• **Task statement**
Without the pictures, extract every line from the start of the material to the line containing "const bYTickText = ['0', '0.02', '0.04', '0.06', '0.08', '0.1'];", both ends included.

◇ ◇ ◇ ◇

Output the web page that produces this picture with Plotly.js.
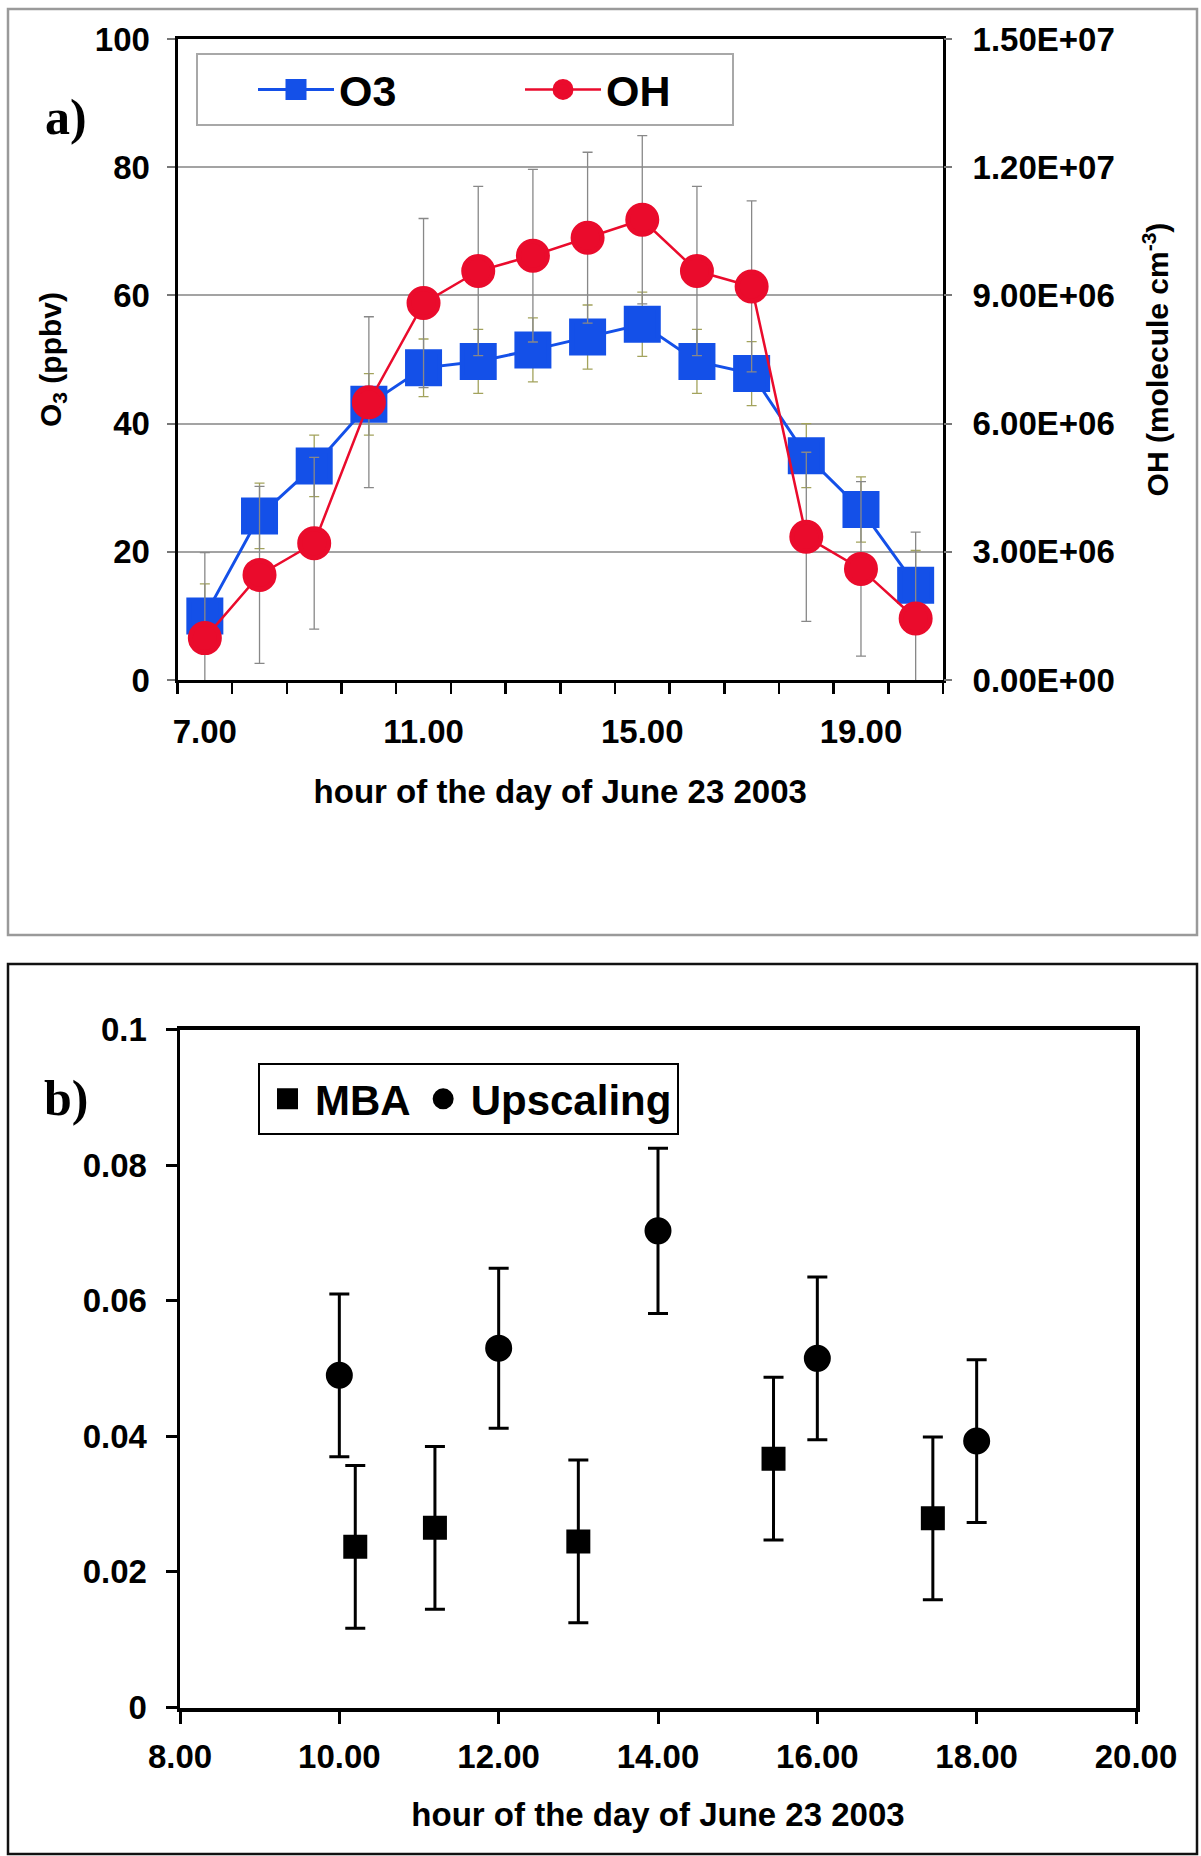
<!DOCTYPE html>
<html>
<head>
<meta charset="utf-8">
<script src="https://cdn.plot.ly/plotly-3.0.1.min.js"></script>
<style>
html,body{margin:0;padding:0;background:#fff;}
#chart{width:1201px;height:1856px;}
</style>
</head>
<body>
<div id="chart"></div>
<script>
// ---------- Panel a data ----------
const hours = [7, 8, 9, 10, 11, 12, 13, 14, 15, 16, 17, 18, 19, 20];
const o3 = [10, 25.6, 33.4, 43, 48.7, 49.7, 51.5, 53.5, 55.5, 49.7, 47.8, 35.0, 26.6, 14.8];
const o3Err = [5, 5.1, 4.8, 4.8, 4.5, 5, 5, 5, 5, 5, 5, 5, 5.1, 5.4];
const oh = [0.98e6, 2.46e6, 3.2e6, 6.5e6, 8.82e6, 9.57e6, 9.93e6, 10.35e6, 10.77e6, 9.57e6, 9.21e6, 3.35e6, 2.6e6, 1.44e6];
const ohErr = [2.0e6, 2.07e6, 2.01e6, 2.0e6, 1.98e6, 1.98e6, 2.02e6, 2.0e6, 1.97e6, 1.98e6, 2.0e6, 1.98e6, 2.04e6, 2.02e6];
const aXTickVals = [7, 11, 15, 19];
const aXTickText = ['7.00', '11.00', '15.00', '19.00'];
const aYTickVals = [0, 20, 40, 60, 80, 100];
const aYTickText = ['0', '20', '40', '60', '80', '100'];
const ohTickVals = [0, 3e6, 6e6, 9e6, 1.2e7, 1.5e7];
const ohTickText = ['0.00E+00', '3.00E+06', '6.00E+06', '9.00E+06', '1.20E+07', '1.50E+07'];

// ---------- Panel b data ----------
const mbaHour = [10.2, 11.2, 13.0, 15.45, 17.45];
const mba = [0.0237, 0.0265, 0.0245, 0.0367, 0.0279];
const mbaErr = [0.012, 0.012, 0.012, 0.012, 0.012];
const upHour = [10, 12, 14, 16, 18];
const up = [0.049, 0.053, 0.0703, 0.0515, 0.0393];
const upErr = [0.012, 0.0118, 0.0122, 0.012, 0.012];
const bXTickVals = [8, 10, 12, 14, 16, 18, 20];
const bXTickText = ['8.00', '10.00', '12.00', '14.00', '16.00', '18.00', '20.00'];
const bYTickVals = [0, 0.02, 0.04, 0.06, 0.08, 0.1];
const bYTickText = ['0', '0.02', '0.04', '0.06', '0.08', '0.1'];

// ---------- layout helpers ----------
const W = 1201, H = 1856;
const px = v => v / W;
const py = v => 1 - v / H;
const FONT = 'Liberation Sans, Arial, sans-serif';
const SERIF = 'Liberation Serif, Times New Roman, serif';
const BLUE = '#1450e8';
const RED = '#ea0b2c';

const traces = [
  {
    name: 'O3', x: hours, y: o3, xaxis: 'x', yaxis: 'y', legend: 'legend',
    type: 'scatter', mode: 'lines+markers',
    line: {color: BLUE, width: 3},
    marker: {symbol: 'square', size: 32, color: BLUE, line: {color: BLUE, width: 5}},
    error_y: {type: 'data', array: o3Err, visible: true, color: '#a3a35c', thickness: 1.3, width: 5},
    cliponaxis: false
  },
  {
    name: 'OH', x: hours, y: oh, xaxis: 'x', yaxis: 'y2', legend: 'legend',
    type: 'scatter', mode: 'lines+markers',
    line: {color: RED, width: 2.5},
    marker: {symbol: 'circle', size: 29, color: RED, line: {color: RED, width: 5}},
    error_y: {type: 'data', array: ohErr, visible: true, color: '#888888', thickness: 1.3, width: 5},
    cliponaxis: false
  },
  {
    name: 'MBA', x: mbaHour, y: mba, xaxis: 'x2', yaxis: 'y3', legend: 'legend2',
    type: 'scatter', mode: 'markers',
    marker: {symbol: 'square', size: 19, color: '#000', line: {color: '#000', width: 5}},
    error_y: {type: 'data', array: mbaErr, visible: true, color: '#000', thickness: 3, width: 10}
  },
  {
    name: 'Upscaling', x: upHour, y: up, xaxis: 'x2', yaxis: 'y3', legend: 'legend2',
    type: 'scatter', mode: 'markers',
    marker: {symbol: 'circle', size: 22, color: '#000', line: {color: '#000', width: 5}},
    error_y: {type: 'data', array: upErr, visible: true, color: '#000', thickness: 3, width: 10}
  }
];

const tickFontA = {family: FONT, size: 33, color: '#000', weight: 'bold'};
const titleFont = {family: FONT, size: 33, color: '#000', weight: 'bold'};
const yTitleFont = {family: FONT, size: 30, color: '#000', weight: 'bold'};

const layout = {
  width: W, height: H,
  margin: {l: 0, r: 0, t: 0, b: 0},
  paper_bgcolor: '#fff', plot_bgcolor: 'rgba(0,0,0,0)',
  showlegend: true,
  xaxis: {
    domain: [px(177.5), px(943)], anchor: 'y', range: [6.5, 20.5],
    tickmode: 'array', tickvals: aXTickVals, ticktext: aXTickText,
    ticks: '', ticklabelstandoff: 20,
    minor: {ticks: 'outside', tick0: 6.5, dtick: 1, ticklen: 11, tickwidth: 2.5, tickcolor: '#000', showgrid: false},
    showline: true, linecolor: '#000', linewidth: 3, mirror: true,
    showgrid: false, zeroline: false, fixedrange: true,
    tickfont: tickFontA,
    title: {text: 'hour of the day of June 23 2003', font: titleFont, standoff: 32}
  },
  yaxis: {
    domain: [py(680), py(39)], anchor: 'x', range: [0, 100],
    tickmode: 'array', tickvals: aYTickVals, ticktext: aYTickText,
    ticks: 'outside', ticklen: 8, tickwidth: 2, tickcolor: '#777', ticklabelstandoff: 10,
    showline: true, linecolor: '#000', linewidth: 3, mirror: true,
    showgrid: true, gridcolor: '#a3a3a3', gridwidth: 2, zeroline: false,
    tickfont: tickFontA,
    title: {text: 'O<sub>3</sub> (ppbv)', font: yTitleFont, standoff: 25}
  },
  yaxis2: {
    overlaying: 'y', side: 'right', anchor: 'x', range: [0, 1.5e7],
    tickmode: 'array', tickvals: ohTickVals, ticktext: ohTickText,
    ticks: 'outside', ticklen: 8, tickwidth: 2, tickcolor: '#777', ticklabelstandoff: 14,
    showline: false, showgrid: false, zeroline: false,
    tickfont: tickFontA,
    title: {text: 'OH (molecule cm<sup>-3</sup>)', font: yTitleFont, standoff: 33}
  },
  xaxis2: {
    domain: [px(180), px(1136)], anchor: 'y3', range: [8, 20],
    tickmode: 'array', tickvals: bXTickVals, ticktext: bXTickText,
    ticks: 'outside', ticklen: 12, tickwidth: 3, tickcolor: '#000', ticklabelstandoff: 5,
    showline: true, linecolor: '#000', linewidth: 4, mirror: true,
    showgrid: false, zeroline: false,
    tickfont: tickFontA,
    title: {text: 'hour of the day of June 23 2003', font: titleFont, standoff: 30}
  },
  yaxis3: {
    domain: [py(1707.5), py(1029.5)], anchor: 'x2', range: [0, 0.1],
    tickmode: 'array', tickvals: bYTickVals, ticktext: bYTickText,
    ticks: 'outside', ticklen: 11, tickwidth: 3, tickcolor: '#000', ticklabelstandoff: 12,
    showline: true, linecolor: '#000', linewidth: 3.5, mirror: true,
    showgrid: false, zeroline: false,
    tickfont: tickFontA
  },
  legend: {
    x: px(196), y: py(53), xanchor: 'left', yanchor: 'top',
    orientation: 'h', bgcolor: '#fff', bordercolor: '#a8a8a8', borderwidth: 2,
    font: {family: FONT, size: 43, color: '#000', weight: 'bold'},
    itemwidth: 76, entrywidth: 121, indentation: 55, valign: 'middle'
  },
  legend2: {
    x: px(258), y: py(1063), xanchor: 'left', yanchor: 'top',
    orientation: 'h', bgcolor: '#fff', bordercolor: '#000', borderwidth: 2,
    font: {family: FONT, size: 42, color: '#000', weight: 'bold'},
    itemwidth: 45, valign: 'middle'
  },
  shapes: [
    {type: 'rect', xref: 'paper', yref: 'paper', x0: px(8), x1: px(1197), y0: py(935), y1: py(9),
     line: {color: '#9a9a9a', width: 2.5}, fillcolor: 'rgba(0,0,0,0)', layer: 'below'},
    {type: 'rect', xref: 'paper', yref: 'paper', x0: px(8), x1: px(1197), y0: py(1854), y1: py(964),
     line: {color: '#111', width: 2.5}, fillcolor: 'rgba(0,0,0,0)', layer: 'below'}
  ],
  annotations: [
    {text: 'a)', xref: 'paper', yref: 'paper', x: px(66), y: py(117), xanchor: 'center', yanchor: 'middle',
     showarrow: false, font: {family: SERIF, size: 50, color: '#000', weight: 'bold'}},
    {text: 'b)', xref: 'paper', yref: 'paper', x: px(66), y: py(1098), xanchor: 'center', yanchor: 'middle',
     showarrow: false, font: {family: SERIF, size: 50, color: '#000', weight: 'bold'}}
  ]
};

Plotly.newPlot('chart', traces, layout, {staticPlot: true, displayModeBar: false});
</script>
</body>
</html>
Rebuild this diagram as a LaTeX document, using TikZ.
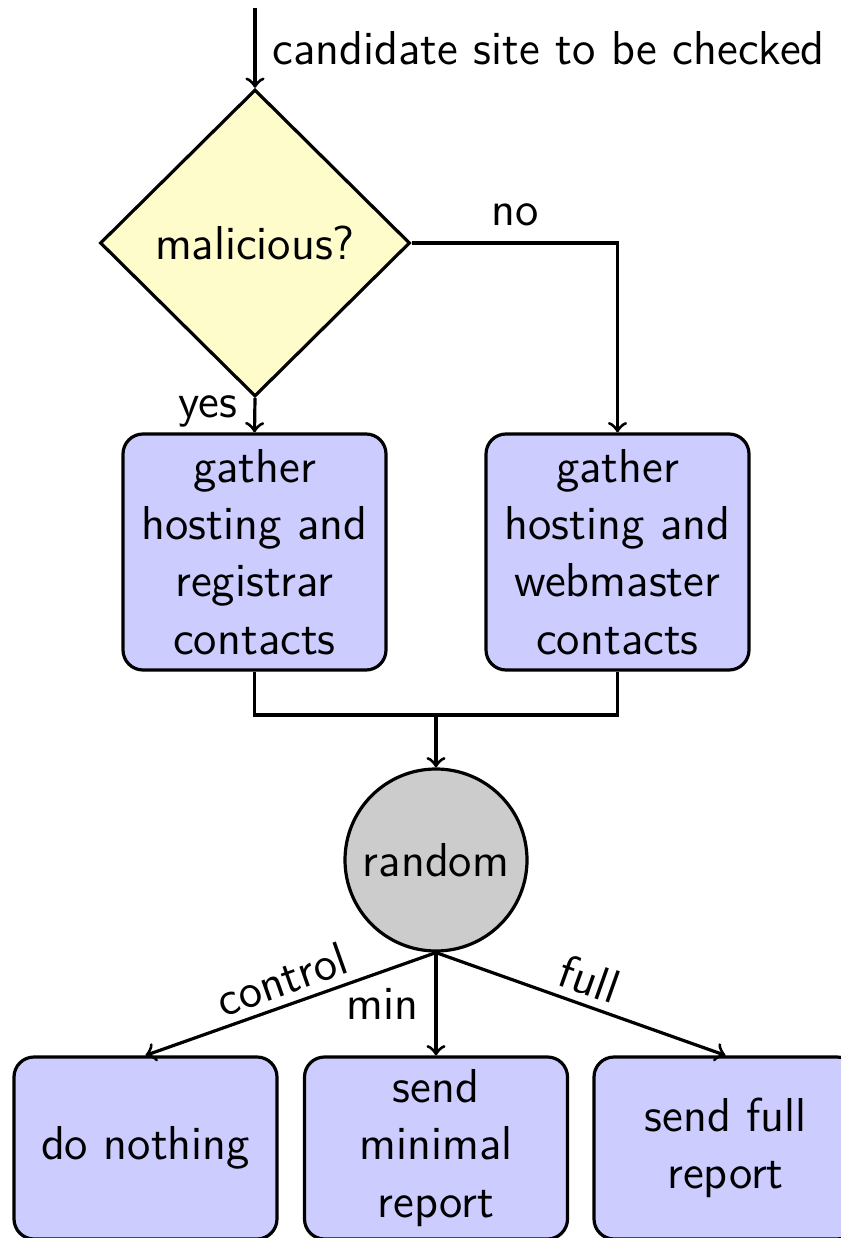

◇ ◇ ◇ ◇

• **The result**
Output the web page that produces this picture with Plotly.js.
<!DOCTYPE html>
<html>
<head>
<meta charset="utf-8">
<script src="https://cdn.plot.ly/plotly-3.0.1.min.js"></script>
<style>
html,body{margin:0;padding:0;background:#fff;}
#chart{width:1201px;height:1856px;}
</style>
</head>
<body>
<div id="chart"></div>
<script>
// ---------- Panel a data ----------
const hours = [7, 8, 9, 10, 11, 12, 13, 14, 15, 16, 17, 18, 19, 20];
const o3 = [10, 25.6, 33.4, 43, 48.7, 49.7, 51.5, 53.5, 55.5, 49.7, 47.8, 35.0, 26.6, 14.8];
const o3Err = [5, 5.1, 4.8, 4.8, 4.5, 5, 5, 5, 5, 5, 5, 5, 5.1, 5.4];
const oh = [0.98e6, 2.46e6, 3.2e6, 6.5e6, 8.82e6, 9.57e6, 9.93e6, 10.35e6, 10.77e6, 9.57e6, 9.21e6, 3.35e6, 2.6e6, 1.44e6];
const ohErr = [2.0e6, 2.07e6, 2.01e6, 2.0e6, 1.98e6, 1.98e6, 2.02e6, 2.0e6, 1.97e6, 1.98e6, 2.0e6, 1.98e6, 2.04e6, 2.02e6];
const aXTickVals = [7, 11, 15, 19];
const aXTickText = ['7.00', '11.00', '15.00', '19.00'];
const aYTickVals = [0, 20, 40, 60, 80, 100];
const aYTickText = ['0', '20', '40', '60', '80', '100'];
const ohTickVals = [0, 3e6, 6e6, 9e6, 1.2e7, 1.5e7];
const ohTickText = ['0.00E+00', '3.00E+06', '6.00E+06', '9.00E+06', '1.20E+07', '1.50E+07'];

// ---------- Panel b data ----------
const mbaHour = [10.2, 11.2, 13.0, 15.45, 17.45];
const mba = [0.0237, 0.0265, 0.0245, 0.0367, 0.0279];
const mbaErr = [0.012, 0.012, 0.012, 0.012, 0.012];
const upHour = [10, 12, 14, 16, 18];
const up = [0.049, 0.053, 0.0703, 0.0515, 0.0393];
const upErr = [0.012, 0.0118, 0.0122, 0.012, 0.012];
const bXTickVals = [8, 10, 12, 14, 16, 18, 20];
const bXTickText = ['8.00', '10.00', '12.00', '14.00', '16.00', '18.00', '20.00'];
const bYTickVals = [0, 0.02, 0.04, 0.06, 0.08, 0.1];
const bYTickText = ['0', '0.02', '0.04', '0.06', '0.08', '0.1'];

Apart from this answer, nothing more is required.